■ Instruction
Look through the material below. Copy each line that contains the string "React".

━━━━━ Information provided

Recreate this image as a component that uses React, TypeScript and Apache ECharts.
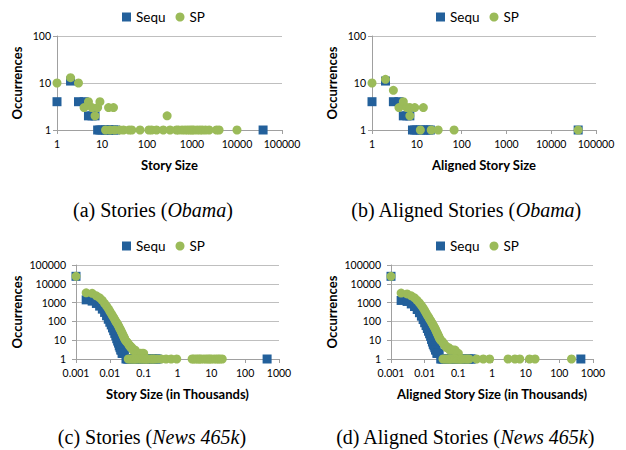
import React, { useEffect, useRef } from "react";
import * as echarts from "echarts";

// ---------- data ----------
// Panel (a): Stories (Obama)
const aSequ: number[][] = [
  [1, 4], [2, 11], [3, 4], [4, 4], [5, 2], [6, 2], [7, 2],
  [8, 1], [9, 1], [10, 1], [12, 1], [13, 1], [14, 1], [16, 1], [18, 1], [20, 1],
  [38000, 1],
];
const aSP: number[][] = [
  [1, 10], [2, 13], [3, 10], [4, 3], [5, 4], [6, 3], [8, 3], [9, 4], [7, 2], [14, 3], [18, 3],
  [12, 1], [15, 1], [19, 1], [25, 1], [30, 1], [40, 1], [46, 1], [70, 1], [110, 1], [127, 1],
  [163, 1], [230, 1], [325, 1], [450, 1], [500, 1], [600, 1], [700, 1], [800, 1], [900, 1],
  [1000, 1], [1100, 1], [1300, 1], [1500, 1], [1700, 1], [2000, 1], [2400, 1], [3500, 1],
  [4000, 1], [10000, 1], [280, 2],
];

// Panel (b): Aligned Stories (Obama)
const bSequ: number[][] = [
  [1, 4], [2, 11], [3, 4], [4, 4], [5, 2], [6, 2], [7, 2],
  [8, 1], [9, 1], [10, 1], [12, 1], [14, 1], [16, 1], [18, 1], [20, 1],
  [40000, 1],
];
const bSP: number[][] = [
  [1, 10], [2, 12], [3, 7], [4, 3], [5, 4], [6, 3], [7, 3], [9, 3], [14, 3], [7, 2],
  [12, 1], [21, 1], [30, 1], [68, 1], [40000, 1],
];

// Panel (c): Stories (News 465k), size in thousands
const cSequ: number[][] = [
  [0.001, 25000], [0.002, 1400], [0.003, 1200], [0.004, 900], [0.005, 650], [0.006, 450],
  [0.007, 300], [0.008, 200], [0.009, 130], [0.01, 90], [0.011, 65], [0.012, 45],
  [0.013, 32], [0.014, 23], [0.015, 17], [0.016, 12], [0.017, 9], [0.018, 7], [0.019, 5],
  [0.02, 4], [0.021, 3], [0.022, 3], [0.023, 2], [0.024, 2], [0.025, 2], [0.027, 2],
  [0.03, 1], [0.033, 1], [0.036, 1], [0.04, 1], [0.045, 1], [0.05, 1], [0.06, 1], [0.07, 1],
  [0.08, 1], [0.09, 1], [0.1, 1], [0.12, 1], [0.14, 1], [0.16, 1], [0.18, 1], [0.2, 1],
  [0.23, 1], [0.25, 1], [445, 1],
];
const cSP: number[][] = [
  [0.001, 25000], [0.002, 3300], [0.003, 3100], [0.004, 2300], [0.005, 1800], [0.006, 1300],
  [0.007, 900], [0.008, 650], [0.009, 480], [0.01, 350], [0.011, 260], [0.012, 200],
  [0.013, 160], [0.014, 125], [0.015, 100], [0.016, 85], [0.017, 70], [0.018, 58],
  [0.019, 48], [0.02, 40], [0.021, 34], [0.022, 28], [0.023, 24], [0.024, 20], [0.025, 17],
  [0.026, 15], [0.027, 13], [0.028, 11], [0.03, 9], [0.032, 8], [0.034, 7], [0.036, 6],
  [0.038, 5], [0.04, 5], [0.042, 4], [0.045, 4], [0.048, 3], [0.052, 3], [0.056, 3],
  [0.06, 2], [0.065, 2], [0.07, 2], [0.08, 2], [0.09, 2], [0.1, 2],
  [0.035, 1], [0.04, 1], [0.045, 1], [0.05, 1], [0.055, 1], [0.06, 1], [0.07, 1], [0.08, 1],
  [0.09, 1], [0.1, 1], [0.11, 1], [0.12, 1], [0.13, 1], [0.15, 1], [0.17, 1], [0.19, 1],
  [0.21, 1], [0.25, 1], [0.33, 1], [0.46, 1], [0.65, 1], [0.95, 1], [2.7, 1], [3, 1],
  [3.5, 1], [4, 1], [4.5, 1], [5, 1], [6, 1], [7, 1], [8, 1], [9, 1], [10, 1], [12, 1],
  [14, 1], [16, 1], [18, 1], [21, 1],
];

// Panel (d): Aligned Stories (News 465k), size in thousands
const dSequ: number[][] = [
  [0.001, 25000], [0.002, 1300], [0.003, 1150], [0.004, 850], [0.005, 620], [0.006, 430],
  [0.007, 290], [0.008, 190], [0.009, 125], [0.01, 85], [0.011, 60], [0.012, 42],
  [0.013, 30], [0.014, 22], [0.015, 16], [0.016, 11], [0.017, 8], [0.018, 6], [0.019, 5],
  [0.02, 4], [0.021, 3], [0.022, 3], [0.023, 2], [0.024, 2], [0.025, 2], [0.027, 2],
  [0.03, 1], [0.033, 1], [0.036, 1], [0.04, 1], [0.045, 1], [0.05, 1], [0.06, 1], [0.07, 1],
  [0.08, 1], [0.09, 1], [0.1, 1], [0.12, 1], [0.14, 1], [0.16, 1], [0.18, 1], [0.2, 1],
  [0.23, 1], [0.25, 1], [436, 1],
];
const dSP: number[][] = [
  [0.001, 25000], [0.002, 3200], [0.003, 2900], [0.004, 2300], [0.005, 1800], [0.006, 1300],
  [0.007, 950], [0.008, 700], [0.009, 520], [0.01, 380], [0.011, 280], [0.012, 210],
  [0.013, 170], [0.014, 135], [0.015, 110], [0.016, 90], [0.017, 75], [0.018, 62],
  [0.019, 52], [0.02, 44], [0.021, 37], [0.022, 31], [0.023, 26], [0.024, 22], [0.025, 19],
  [0.026, 16], [0.027, 14], [0.028, 12], [0.03, 10], [0.032, 9], [0.034, 8], [0.036, 7],
  [0.038, 6], [0.04, 5], [0.042, 5], [0.045, 4], [0.048, 4], [0.052, 4], [0.056, 3],
  [0.06, 3], [0.065, 3], [0.07, 3], [0.08, 3], [0.09, 2], [0.1, 2],
  [0.035, 1], [0.04, 1], [0.045, 1], [0.05, 1], [0.055, 1], [0.06, 1], [0.07, 1], [0.08, 1],
  [0.09, 1], [0.1, 1], [0.11, 1], [0.12, 1], [0.13, 1], [0.15, 1], [0.17, 1], [0.19, 1],
  [0.21, 1], [0.35, 1], [0.55, 1], [0.85, 1], [3, 1], [4.8, 1], [6.7, 1], [13, 1], [19, 1],
  [230, 1],
];

const seriesNames = ["Sequ", "SP"];
const xTitles = ["Story Size", "Aligned Story Size", "Story Size (in Thousands)", "Aligned Story Size (in Thousands)"];
const yTitle = "Occurrences";
const captionPrefix = ["(a) Stories (", "(b) Aligned Stories (", "(c) Stories (", "(d) Aligned Stories ("];
const captionItalic = ["Obama", "Obama", "News 465k", "News 465k"];
const xRanges = [[1, 100000], [1, 100000], [0.001, 1000], [0.001, 1000]];
const yRanges = [[1, 100], [1, 100], [1, 100000], [1, 100000]];

// ---------- layout / style ----------
const FONT = "Lato, 'Open Sans', sans-serif";
const SERIF = "'Liberation Serif', 'DejaVu Serif', serif";
const BLUE = "#23609B";
const GREEN = "#9BBB59";
const AXIS = "#A0A0A0";
const GRIDC = "#BFBFBF";

const grids = [
  { left: 57, top: 36, width: 225, height: 94 },
  { left: 372, top: 36, width: 224, height: 94 },
  { left: 76, top: 265, width: 203, height: 94 },
  { left: 391, top: 265, width: 202, height: 94 },
];
const yNameGaps = [34, 34, 53, 53];
const yLabelMargins = [6, 6, 10, 10];
const legendPos = [[117, 5], [431, 5], [117, 234], [431, 234]];
const captionPos = [[153, 210], [466, 210], [152, 437], [465, 437]];

const fmt = (v: number) => String(+Number(v).toPrecision(6));

export default function App() {
  const ref = useRef<HTMLDivElement>(null);
  useEffect(() => {
    if (!ref.current) return;
    const chart = echarts.init(ref.current, null, { renderer: "svg" });
    const data = [[aSequ, aSP], [bSequ, bSP], [cSequ, cSP], [dSequ, dSP]];
    const option: any = {
      animation: false,
      backgroundColor: "#fff",
      grid: grids.map((g) => ({ ...g, containLabel: false, outerBoundsMode: "none" })),
      legend: legendPos.map(([l, t]) => ({
        left: l,
        top: t,
        itemWidth: 9,
        itemHeight: 9,
        itemGap: 10,
        selectedMode: false,
        data: [
          { name: seriesNames[0], icon: "rect" },
          { name: seriesNames[1], icon: "circle" },
        ],
        textStyle: { fontFamily: FONT, fontSize: 13.5, color: "#000" },
      })),
      xAxis: xRanges.map((r, i) => ({
        type: "log",
        logBase: 10,
        gridIndex: i,
        min: r[0],
        max: r[1],
        name: xTitles[i],
        nameLocation: "middle",
        nameGap: 28,
        nameTextStyle: { fontFamily: FONT, fontSize: 13, fontWeight: "bold", color: "#000" },
        axisLine: { show: true, onZero: false, lineStyle: { color: AXIS } },
        axisTick: { show: true, length: 4, lineStyle: { color: AXIS } },
        axisLabel: { formatter: fmt, fontFamily: FONT, fontSize: 10.5, color: "#000", margin: 8 },
        splitLine: { show: false },
        minorTick: { show: false },
      })),
      yAxis: yRanges.map((r, i) => ({
        type: "log",
        logBase: 10,
        gridIndex: i,
        min: r[0],
        max: r[1],
        name: yTitle,
        nameLocation: "middle",
        nameGap: yNameGaps[i],
        nameTextStyle: { fontFamily: FONT, fontSize: 13, fontWeight: "bold", color: "#000" },
        axisLine: { show: true, onZero: false, lineStyle: { color: AXIS } },
        axisTick: { show: true, length: 4, lineStyle: { color: AXIS } },
        axisLabel: { formatter: fmt, fontFamily: FONT, fontSize: 10.5, color: "#000", margin: yLabelMargins[i] },
        splitLine: { show: true, lineStyle: { color: GRIDC, width: 1 } },
        minorTick: { show: false },
      })),
      series: data.flatMap(([sq, sp], i) => [
        {
          type: "scatter",
          name: seriesNames[0],
          xAxisIndex: i,
          yAxisIndex: i,
          data: sq,
          symbol: "rect",
          symbolSize: 9,
          itemStyle: { color: BLUE, opacity: 1 },
        },
        {
          type: "scatter",
          name: seriesNames[1],
          xAxisIndex: i,
          yAxisIndex: i,
          data: sp,
          symbol: "circle",
          symbolSize: 9,
          itemStyle: { color: GREEN, opacity: 1 },
        },
      ]),
      graphic: captionPos.map(([x, y], i) => ({
        type: "text",
        x,
        y,
        style: {
          text: `{n|${captionPrefix[i]}}{i|${captionItalic[i]}}{n|)}`,
          align: "center",
          verticalAlign: "middle",
          rich: {
            n: { fontFamily: SERIF, fontSize: 20, fill: "#000", color: "#000" },
            i: { fontFamily: SERIF, fontSize: 20, fontStyle: "italic", fill: "#000", color: "#000" },
          },
        },
      })),
    };
    chart.setOption(option);
    return () => chart.dispose();
  }, []);
  return (
    <div
      ref={ref}
      style={{ position: "fixed", left: 0, top: 0, width: 626, height: 450, background: "#fff" }}
    />
  );
}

━━━━━━━━━━

■ Response below
Recreate this image as a component that uses React, TypeScript and Apache ECharts.
import React, { useEffect, useRef } from "react";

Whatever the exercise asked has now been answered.